#Venezia81: Los años nuevos, la recensione della serie di Rodrigo Sorogoyen, Sara Cano, Paula Fabra

Los años nuevos recensione serie Dasscinemag

Attenzione! Questa non è una serie sull’amore, o almeno in parte. Los años nuevos è la storia di Ana (Iria del Río) e Oscar (Francesco Carril), lei la prima nata dell’anno, lui l’ultimo dell’anno prima. È il capodanno del 2016, il loro primo incontro e il loro compleanno. Due anime unite in un legame indissolubile si intrecciano in un racconto lungo un decennio.

La struttura della serie è semplice, ma proprio per questo funziona. Ogni episodio ci dipinge sempre la stessa giornata, sempre un anno dopo rispetto a dove ci eravamo lasciati in quello precedente. Lui è un dottore internista dagli occhi tristi, lei una donna curiosa e intraprendente che vuole mordere la vita, scoprire, esplorare, conoscere la felicità. Entrambi hanno i loro difetti in quanto esseri umani: uno l’impossibilità di fidarsi, l’altra quella di trovare una stabilità. Ecco che così si crea questo rapporto, una cellula impazzita che rimbalza attorno ad un nucleo inamovibile ma estremamente fragile.

Los años nuevos si potrebbe definire come la Normal People per trentenni. In entrambe, infatti, ciò che viene rappresentato è una coppia che il pubblico vuole vedere insieme ma che le vicissitudini portano ad essere distanti. Noi scopriamo i tasselli delle loro vite attraverso piccoli indizi tralasciati in quelle giornate così particolari che fanno sia da resoconto che da apertura per i nuovi propositi. Un puzzle da ricostruire, accompagnati per mano, nel quale i pezzi si incastrano con facilità. Chi osserva non deve fare sforzi enigmistici perché tutto quanto torna.

Ogni anno la tradizione de las doce uvas de la suerte prova ad essere rispettata. Dodici chicci d’uva, uno per ogni rintocco di campana prima della mezzanotte, ognuno corrisponde ad un desiderio e ad un mese dell’anno successivo. Ma, piano piano, le speranze affievoliscono. A volte non si riesce e ci si rassegna, altre non si hanno desideri, altre ancora ci si accontenta di un paio. I protagonisti crescono, o meglio cambiano. Le responsabilità crollano addosso e si accumulano come macigni. Quando la schiena non regge si litiga, per poi lasciarsi, per poi riprendersi. Noi come spettatori prima speriamo in una loro storia di coppia a lieto fine, poi appassionandoci iniziamo a sperare semplicemente che possano essere felici ed avere una bella vita. È proprio per questi motivi che questa non è una serie sull’amore. Il tema principale di questo prodotto così teatrale, che suda realtà dai pori delle parole dei personaggi, è la ricerca di noi stessi dove l’altro è solo un mezzo per imparare a conoscersi e migliorarsi.
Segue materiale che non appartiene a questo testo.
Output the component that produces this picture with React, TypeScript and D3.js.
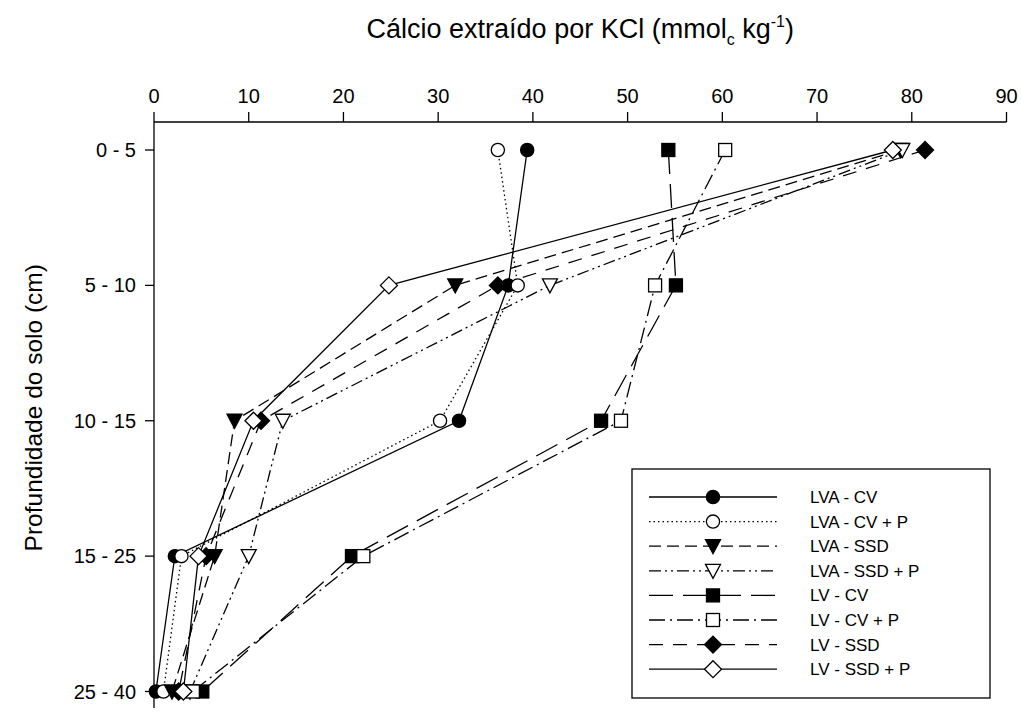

Le situazioni le conosciamo e per questo ci colpiscono. Ogni frammento della vita di Ana e Oscar ci ricorda un qualcosa della nostra vita, le sfighe e i dolori come le gioie e le soddisfazioni. Loro sono un insieme dei frammenti delle nostre storie in quanto incredibilmente umani. Los años nuevos è divisa in due parti. Il primo lustro è quello della scoperta, dei sentimenti vivi e accesi che illuminano la stanza. I due protagonisti sono ancora ragazzi che al futuro ci pensano ma solo come ad un qualcosa di positivo. Il secondo invece lascia spazio a qualcosa di nuovo. Ed è proprio spazio la parola chiave; il vuoto che intercorre tra i due e il tentativo continuo di provare a riempirlo. La divisione, quindi, non è solo pratica ma anche sentimentale. Nella prima metà occhi lucidi, pianti di tenerezza e magoni infiniti. Nella seconda il vuoto, una mancanza incolmabile. Non si piange più (o quasi) ma si scava nella solitudine, quel buco profondo senza apparenti vie di fuga.

Rodrigo Sorogoyen firma ancora una volta un prodotto che non si può perdere, una carrellata di dieci giornate che significano una vita ma scorrono in un secondo. I protagonisti siamo noi, prendiamo la vita in mano, strappiamola e godiamola appieno, ma teniamo il telefono distante per un po’: non sia mai che venga voglia di richiamare il proprio ex!